Establishing environment-friendly ship industry

Establishing environment-friendly ship industry
Norway to help Bangladesh through Norad financing
Staff Correspondent

Norwegian government has expressed its willingness to cooperate Bangladesh in establishing an environment-friendly ship recycling industry.

The cooperation will be given to establish a secured and environment-friendly ship recycling industry through Norad financing.

Ragne Birte Lund, Norwegian ambassador to Bangladesh expressed this at a meeting with Industries Minister Dilip Barua at the latter’s office in the ministry yesterday.

In this regard, International Maritime Organisation (IMO) and Norwegian Agency for Development Cooperation (Norad) signed a Memorandum of Understanding (MoU) with the Industries Ministry yesterday.

Among others, KH Masud Siddique, industry secretary, ABM Khorshed Alam, additional secretary, Ashind S Vigtel, senior advisor of Norad, Lornts Finanger, senior adviser of the Norway’s foreign affairs, Sveinung Oftedal, specialist director, Nikos Mikelis, chief of ship recycling of IMO, Dr Carlo Lupi, affluent management specialist, Morshed Ahmed, senior adviser to Norwegian ambassador, Capt. Salauddin Ahmed, adviser, Bangladesh Ship-Breakers Association were present on the occasion.

During the meeting, it was decided to constitute a working committee comprising stakeholders on Bangladesh-Project for the safe and environmentally sound recycling of ships.

At the first phase of the project, a survey would be conducted to evaluate the impact of ship recycling over the socio-economic issues and to assess the damages to the environment caused by toxic chemicals.

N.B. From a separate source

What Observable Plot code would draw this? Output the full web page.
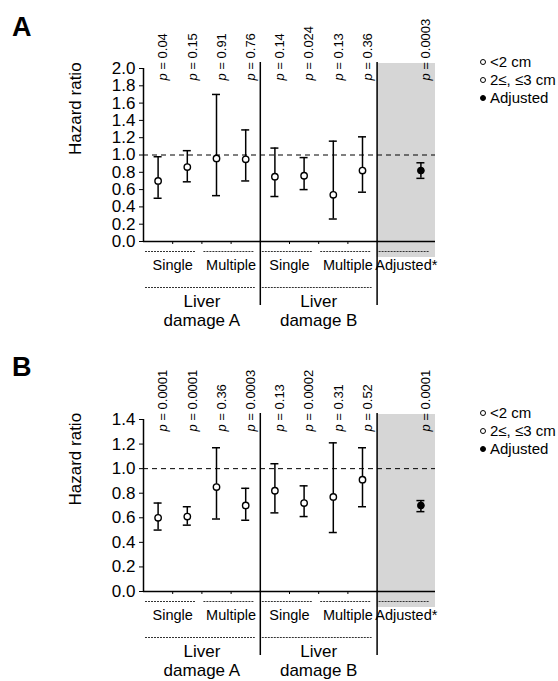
<!DOCTYPE html>
<html>
<head>
<meta charset="utf-8">
<script src="https://cdn.jsdelivr.net/npm/d3@7"></script>
<script src="https://cdn.jsdelivr.net/npm/@observablehq/plot@0.6"></script>
<style>
  body { margin: 0; background: white; }
  #wrap { position: relative; width: 558px; height: 681px; font-family: "Liberation Sans", Arial, sans-serif; color: black; }
  .panel { position: absolute; left: 0; }
  .letter { position: absolute; font-weight: bold; font-size: 27px; line-height: 1; }
  .legend { position: absolute; font-size: 15px; }
  .legend div { position: relative; height: 18px; line-height: 18px; white-space: nowrap; padding-left: 10px; }
  .legend span.sym { position: absolute; left: 0; top: 6px; width: 4px; height: 4px; border: 1.3px solid black; border-radius: 50%; background: white; }
  .legend span.sym.filled { background: black; }
</style>
</head>
<body>
<div id="wrap">
  <div class="panel" id="panelA" style="top:0px"></div>
  <div class="panel" id="panelB" style="top:340px"></div>
</div>
<script>
// ---- data ----
const panelLetters = ["A", "B"];
const damageGroups = ["Liver\ndamage A", "Liver\ndamage B"];
const nodules = ["Single", "Multiple"];
const sizes = ["<2 cm", "2\u2264, \u22643 cm"];
const adjustedLabel = "Adjusted*";
const legendLabels = ["<2 cm", "2\u2264, \u22643 cm", "Adjusted"];

const yTicksA = [0, 0.2, 0.4, 0.6, 0.8, 1.0, 1.2, 1.4, 1.6, 1.8, 2.0];
const yTicksB = [0, 0.2, 0.4, 0.6, 0.8, 1.0, 1.2, 1.4];

// order: damage A (Single <2, Single 2-3, Multiple <2, Multiple 2-3), damage B (same)
const hrA = [0.70, 0.86, 0.96, 0.95, 0.75, 0.76, 0.54, 0.82];
const loA = [0.50, 0.69, 0.53, 0.70, 0.52, 0.60, 0.26, 0.57];
const hiA = [0.98, 1.05, 1.70, 1.29, 1.08, 0.97, 1.16, 1.21];
const pA  = ["0.04", "0.15", "0.91", "0.76", "0.14", "0.024", "0.13", "0.36"];
const adjA = [0.82, 0.73, 0.91]; // hr, lo, hi
const pAdjA = "0.0003";

const hrB = [0.60, 0.61, 0.85, 0.70, 0.82, 0.72, 0.77, 0.91];
const loB = [0.50, 0.54, 0.59, 0.58, 0.64, 0.61, 0.48, 0.69];
const hiB = [0.72, 0.69, 1.17, 0.84, 1.04, 0.86, 1.21, 1.17];
const pB  = ["0.0001", "0.0001", "0.36", "0.0003", "0.13", "0.0002", "0.31", "0.52"];
const adjB = [0.70, 0.65, 0.74];
const pAdjB = "0.0001";

const reference = 1.0;

// ---- layout helpers (slots) ----
const perGroup = nodules.length * sizes.length;          // 4
const nSub = damageGroups.length * perGroup;             // 8
const adjSlot = nSub + 1;                                // 9 (one empty slot before)
const nSlots = adjSlot + 1;                              // 10

function buildRows(hr, lo, hi, p, adj, pAdj) {
  const rows = hr.map((v, i) => ({pos: i + 0.5, hr: v, lo: lo[i], hi: hi[i], p: p[i], adjusted: false}));
  rows.push({pos: adjSlot + 0.5, hr: adj[0], lo: adj[1], hi: adj[2], p: pAdj, adjusted: true});
  return rows;
}

function makePanel(rows, yTicks, height, marginTop, marginBottom) {
  const yMax = yTicks[yTicks.length - 1];
  const bounds = damageGroups.map((_, g) => (g + 1) * perGroup);
  const nodLabels = [];
  damageGroups.forEach((_, g) => nodules.forEach((n, k) => nodLabels.push({label: n, c: g * perGroup + k * sizes.length + sizes.length / 2, s: g * perGroup + k * sizes.length})));
  nodLabels.push({label: adjustedLabel, c: adjSlot, s: nSub});
  const dmg = damageGroups.map((d, g) => ({label: d, c: g * perGroup + perGroup / 2, s: g * perGroup}));
  const sub = rows.filter(d => !d.adjusted);
  const adj = rows.filter(d => d.adjusted);

  const svg = Plot.plot({
    width: 558,
    height,
    marginLeft: 143,
    marginRight: 123,
    marginTop,
    marginBottom,
    style: {fontFamily: "Liberation Sans, Arial, sans-serif", fontSize: "17px", color: "black", background: "white", overflow: "visible"},
    x: {domain: [0, nSlots], ticks: [1, 2, 3, 5, 6, 7, 9], tickFormat: () => "", tickSize: 3, label: null},
    y: {domain: [0, yMax], ticks: yTicks, tickFormat: d3.format(".1f"), tickSize: 4, tickPadding: 4, label: null},
    marks: [
      // shaded adjusted region
      Plot.rect([{x1: nSub, x2: nSlots}], {x1: "x1", x2: "x2", y1: 0, y2: yMax, insetTop: -5, insetBottom: -16, fill: "#d6d6d6"}),
      // reference line
      Plot.ruleY([reference], {stroke: "black", strokeWidth: 1, strokeDasharray: "5,4"}),
      // axis lines
      Plot.ruleY([0], {stroke: "black", strokeWidth: 1.5}),
      Plot.ruleX([0], {stroke: "black", strokeWidth: 1.5}),
      // group dividers
      Plot.ruleX(bounds, {y1: yMax, y2: 0, insetTop: -6, insetBottom: -64, stroke: "black", strokeWidth: 1.5}),
      // first level underline
      Plot.ruleY(nodLabels, {x1: d => d.s, x2: d => d.s + sizes.length, y: 0, dy: 10, insetLeft: 2, insetRight: 6, stroke: "#333", strokeWidth: 1, strokeDasharray: "2,1"}),
      Plot.text(nodLabels, {x: "c", text: "label", frameAnchor: "bottom", lineAnchor: "middle", dy: 24, fontSize: 14.5}),
      // second level underline
      Plot.ruleY(dmg, {x1: d => d.s, x2: d => d.s + perGroup, y: 0, dy: 46, insetLeft: 2, insetRight: 5, stroke: "#333", strokeWidth: 1, strokeDasharray: "2,1"}),
      Plot.text(dmg, {x: "c", text: "label", frameAnchor: "bottom", lineAnchor: "middle", dy: 69, fontSize: 17, lineHeight: 1.12}),
      // error bars
      Plot.ruleX(rows, {x: "pos", y1: "lo", y2: "hi", stroke: "black", strokeWidth: 1.5}),
      Plot.ruleY(rows, {x1: "pos", x2: "pos", y: "hi", insetLeft: -4, insetRight: -4, stroke: "black", strokeWidth: 1.5}),
      Plot.ruleY(rows, {x1: "pos", x2: "pos", y: "lo", insetLeft: -4, insetRight: -4, stroke: "black", strokeWidth: 1.5}),
      // points
      Plot.dot(sub, {x: "pos", y: "hr", r: 3.2, fill: "white", stroke: "black", strokeWidth: 1.4}),
      Plot.dot(adj, {x: "pos", y: "hr", r: 3.4, fill: "black", stroke: "black", strokeWidth: 1}),
      // p-values
      Plot.text(rows, {x: "pos", text: d => "p = " + d.p, frameAnchor: "top", dy: 12, rotate: -90, textAnchor: "start", fontSize: 13}),
      // y label
      Plot.text(["Hazard ratio"], {frameAnchor: "left", dx: -68, rotate: -90, fontSize: 17})
    ]
  });
  // italic p
  svg.querySelectorAll("text").forEach(t => {
    const s = t.textContent;
    if (s.startsWith("p = ")) {
      t.textContent = "";
      const ns = "http://www.w3.org/2000/svg";
      const a = document.createElementNS(ns, "tspan");
      a.setAttribute("font-style", "italic");
      a.textContent = "p";
      const b = document.createElementNS(ns, "tspan");
      b.textContent = s.slice(1);
      t.appendChild(a); t.appendChild(b);
    }
  });
  return svg;
}

const rowsA = buildRows(hrA, loA, hiA, pA, adjA, pAdjA);
const rowsB = buildRows(hrB, loB, hiB, pB, adjB, pAdjB);
document.getElementById("panelA").appendChild(makePanel(rowsA, yTicksA, 340, 68, 99));
document.getElementById("panelB").appendChild(makePanel(rowsB, yTicksB, 341, 79, 90));

// letters and legends
const wrap = document.getElementById("wrap");
const letterTops = [14, 354];
const legendTops = [53, 404];
panelLetters.forEach((L, i) => {
  const el = document.createElement("div");
  el.className = "letter";
  el.style.left = "12px";
  el.style.top = letterTops[i] + "px";
  el.textContent = L;
  wrap.appendChild(el);
  const lg = document.createElement("div");
  lg.className = "legend";
  lg.style.left = "480px";
  lg.style.top = legendTops[i] + "px";
  legendLabels.forEach((lab, j) => {
    const row = document.createElement("div");
    const sym = document.createElement("span");
    sym.className = "sym" + (j === legendLabels.length - 1 ? " filled" : "");
    row.appendChild(sym);
    row.appendChild(document.createTextNode(lab));
    lg.appendChild(row);
  });
  wrap.appendChild(lg);
});
</script>
</body>
</html>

Besides, it would provide legal assistance in setting up an ultra-modern environment-friendly ship recycling research centre, Coordinated Affluent Treatment Plant (CETP), forming a shipbuilding and ship recycling board and enhancing the capacity of the board.

Trainings on health and environmental safety issues would be arranged under the project and it would also help set up trauma centre and supply ambulances.

Dilip Barua said the present government is firmly committed to build an environment-friendly ship-breaking and ship-recycling industry in the country. The country’s 85 percent demand of steel is fulfilled from the local ship breaking industries, he said mentioning that a large volume of fuel is being saved with growth of the industry.

“The government has already formulated a draft policy for building an environment-friendly ship breaking and recycling industry in the country,” Dilip Barua added.